Es begann also eine Zeit in der ich ständig dachte: „Na, hier ist es ja super, das würde ich gerne anderen zeigen.“ Aber dann gab es zwei weitere Phänomene: Erstens sagte mein Liebster meistens, das wäre nicht toll oder zu schwierig oder die Anfahrt unpraktisch und zweitens lief ich in meinem Übermut meist irgendwelche Schleifen und Ecken und Kanten, die eigentlich doch nicht wandertauglich waren. Immerhin hatte ich einen kleinen Nebenweg im Herbst entdeckt, der zwischen überquellend leuchtendem Herbstlaub ein Kleinod zu sein schien und den ich jedenfalls in die Liste der geeigneten Strecken aufnahm. Wo ein Anfang ist, gibt es auch eine Tour.

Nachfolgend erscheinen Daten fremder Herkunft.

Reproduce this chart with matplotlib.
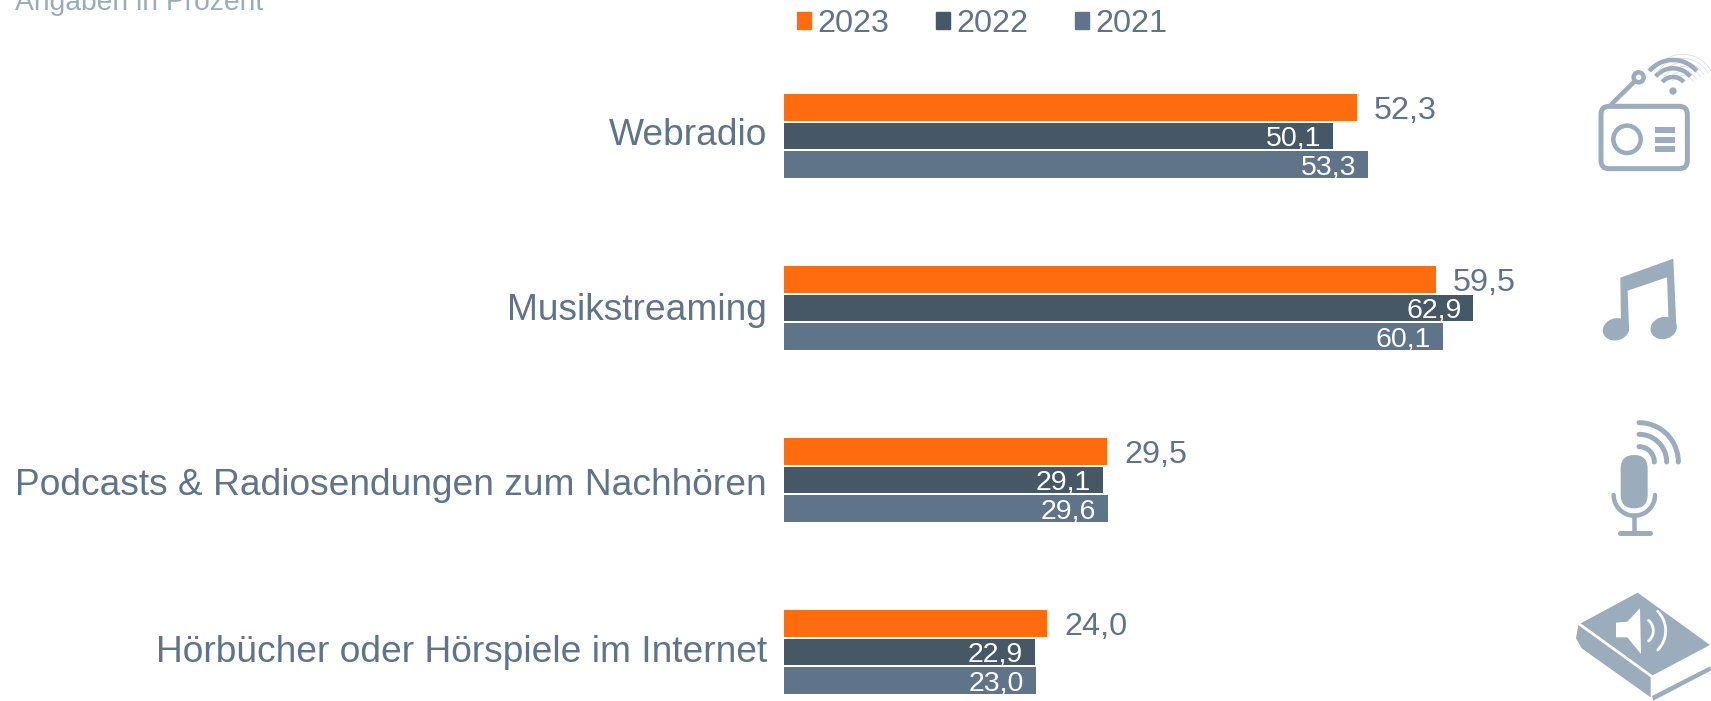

Schließlich war es dann soweit. Es war kein bunter Herbsttag sondern ein feuchter Februar, wir standen am Busbahnhof und ich überlegte, was soll das für eine Story werden? Nasse Wege in Nierenhof klingt schon nicht so nett wie Sonnentour zur Seiser Alm. Und es sieht auch nicht so aus. Meine kleine Wandergruppe beäugte mich aber frohgemut, Regenjacken waren dabei und auf ging es. „Ich bin seit fünf Jahren nicht mehr so weit gewandert.“, schränkte ein Teilnehmer seine Leidensfähigkeit ein und ich dachte, verflixt, warum verliebe ich mich immer in Wege mit Höhenmetern und Schlammgruben. Aber die anfangs geäußerten Zweifel erwiesen sich als vollkommen unbegründet. Vielmehr waren wir alsbald eine plaudernde Gruppe mit zügigem Schritt und ich musste zusehen, dass ich die Abzweige nicht verpasste. Zunächst begegnete uns keine Menschenseele, später kam uns ein Wandertrupp entgegen und warnte: „Das ist eine Rutschpartie!“ Wir Wanderfreudigen ließen uns aber nicht entmutigen, schlidderten durch die Mocke abwärts bis wir an den Bach kamen, der derzeit ein Fluss ist. Durchwaten war keine Option. Für eine Fähre war es doch zu wenig Wasser. Baumstammklettern war die einige Möglichkeit. Aber ich brauchte mir um mein Team keine Sorgen zu machen. Der 81jährige spurtete als Erster galant über die glitschigen Stellen und stand dann den anderen hilfsbereit zur Seite. Erfahrung ist wirklich viel wert. Aus dem feuchten Dunkel ging es anschließend wieder aufwärts, der Regen hörte auf, die Sonne lugte durch die Wolken und wir hatten Aussicht über die Hügellandschaft, die ich so liebe. Alle anderen freuten sich auch und mein Freund machte sogar ein Foto. An einer feuchten Bank zelebrierten wir unsere Halbzeitpause ebenfalls in zügigem Tempo. Es war schließlich feucht und kühl. Immer wenn ich sagte, jetzt haben wir die schwierigen Stellen hinter uns, kam ein weiteres Matschloch oder ein kleiner Abhang. Die Tour ist eben erst geschafft, wenn sie geschafft ist, sagte der Erfahrene. Er hatte sehr Recht, denn fast hätten wir uns auf dem letzten Kilometer noch alle auf die Nase gelegt, weil der asphaltierte Weg eine glitschig glatte Moosschicht aufwies. Das ist aber das Gute an einer Gruppe, da rutscht immer nur der Erste und die anderen wissen dann Bescheid.

Endpunkt war die Bäckerei Woop. Als ich die Bäckersfrau anlächelte: „Wir wollen den Kuchen hier verzehren, nicht mitnehmen“ entgegnete sie sehr pragmatisch: „Das ist mir egal, was wollen sie denn haben?“ und zack zack hatten wir alle unseren Tortenauswahl auf dem Teller. Sie hat also wirklich gut in unser flottes Team gepasst.

Am Ende waren wir also alle satt, glücklich und unverletzt und die Langenberger Hügel brauchen überhaupt kein Herbstlaub, um zu begeistern.